During their campaigns, the police distributed awareness publications, conducted lectures and sent messages to the public through social media channels about the amended articles of the federal law.
Lauding the new rules, Thomas Edelmann, founder and managing director of RoadSafetyUAE, told Khaleej Times: "This is one of the most wonderful news we have had in a long time with regards to improving road safety in the UAE."
The amended law is expected to reduce traffic deaths from 6.1 deaths per 100,000 people to 3. The number of road fatalities last year reached an alarming 725 - up from 675 in 2015.
With the new traffic rules coming into effect on Saturday, the Ras Al Khaimah Police have urged motorists to abide by them for their own safety.
"The new rules are meant to curb traffic violations and casualties and enhance road safety across the country," said Brigadier Dr Mohammed Saeed Al Humaidi, Director-General of the central operations room, RAK Police.
To increase residents' awareness about the new rules, the police have launched a special campaign called 'Let's share responsibility', which targets all segments of the society.
"The initiative, which is being carried out in collaboration with five entities here, will help boost traffic awareness. It will help us have an accident-free society," said Brig Dr Al Humaidi.
He said brochures with the new rules have been distributed among motorists. "More lectures will be delivered at various institutions to reach more people. These will focus on the most common reasons for traffic accidents and the best way to steer away from them."
As part of the campaign, all reception and customer service staff will wear scarves with the logo of the scheme 'Let's share reasonability' on them, he explained.
"Up to 300 scarves with logos have been distributed to the customer care staff of the five participating government entities," he said. "The move will help remind the public about the new traffic amendments."
The Umm Al Quwain police have distributed 2,000 booklets about the about the new traffic rules.
Col Saeed Obaid bin Aran, Director of Traffic and Patrols Department of the UAQ Police, urged all drivers to adhere to the laws. "The new traffic amendments are meant to enhance road safety and reduce traffic accidents and casualties to the minimum level possible," he said.
"We have organised four workshops to train traffic police inspectors about the new regulations," he told Khaleej Times. "The amendments are aimed to curb traffic accidents and casualties."
Field studies show that in 80 per cent of traffic accidents, the motorists are to blame. About 15 per cent are caused due to glitches in vehicles and the rest due to bad roads.
The traffic fines and rules that will come into effect from Saturday are in the best "interests of road users", the Abu Dhabi Police have said.
Brigadier-General Ali Khalfan Al Dhaheri, Director of Central Operations, Abu Dhabi Police, called on motorists to adhere to the new rules and regulations.

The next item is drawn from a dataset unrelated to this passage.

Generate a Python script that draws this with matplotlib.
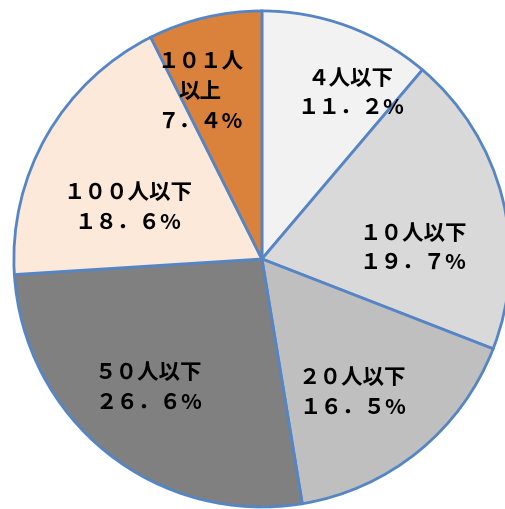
import matplotlib
matplotlib.use('Agg')
import matplotlib.pyplot as plt
import numpy as np

plt.rcParams['font.family'] = ['Noto Sans CJK JP', 'DejaVu Sans']

labels = ['４人以下', '１０人以下', '２０人以下', '５０人以下', '１００人以下', '１０１人\n以上']
values = [11.2, 19.7, 16.5, 26.6, 18.6, 7.4]
pct_text = ['１１．２%', '１９．７%', '１６．５%', '２６．６%', '１８．６%', '７．４%']
colors = ['#f2f2f2', '#d9d9d9', '#bfbfbf', '#808080', '#fde9d9', '#da823c']

# label placement tweaks (radius fraction, angle offset in degrees)
lab_r = [0.76, 0.61, 0.65, 0.69, 0.58, 0.72]
lab_da = [-8, -10, -5, -3, 9, 7]

fig = plt.figure(figsize=(5.05, 5.09), dpi=100)
ax = fig.add_axes([0, 0, 1, 1])
wedges, _ = ax.pie(values, colors=colors, startangle=90, counterclock=False,
                   wedgeprops=dict(edgecolor='#5585c5', linewidth=2))
ax.set_aspect('equal')
ax.set_xlim(-1.056, 0.980)
ax.set_ylim(-1.008, 1.044)

for w, lab, pt, r, da in zip(wedges, labels, pct_text, lab_r, lab_da):
    ang = np.deg2rad((w.theta1 + w.theta2) / 2 + da)
    x, y = r * np.cos(ang), r * np.sin(ang)
    ax.text(x, y, lab + '\n' + pt, ha='center', va='center', fontsize=15.5,
            fontweight='bold', linespacing=1.5)

fig.savefig('out.png', dpi=100)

He said the implementation of these measures will motivate drivers to abide by the laws and enhance the efforts by the Abu Dhabi Police to make roads safer.
Brigadier Al Dhaheri said the police will also provide an opportunity for drivers to correct their violations through an initiative that cancels registered traffic violations. The leeway does not cover violations related reckless driving, running red lights, exceeding speed limits, causing danger to the lives of the public and driving under the influence of alcohol.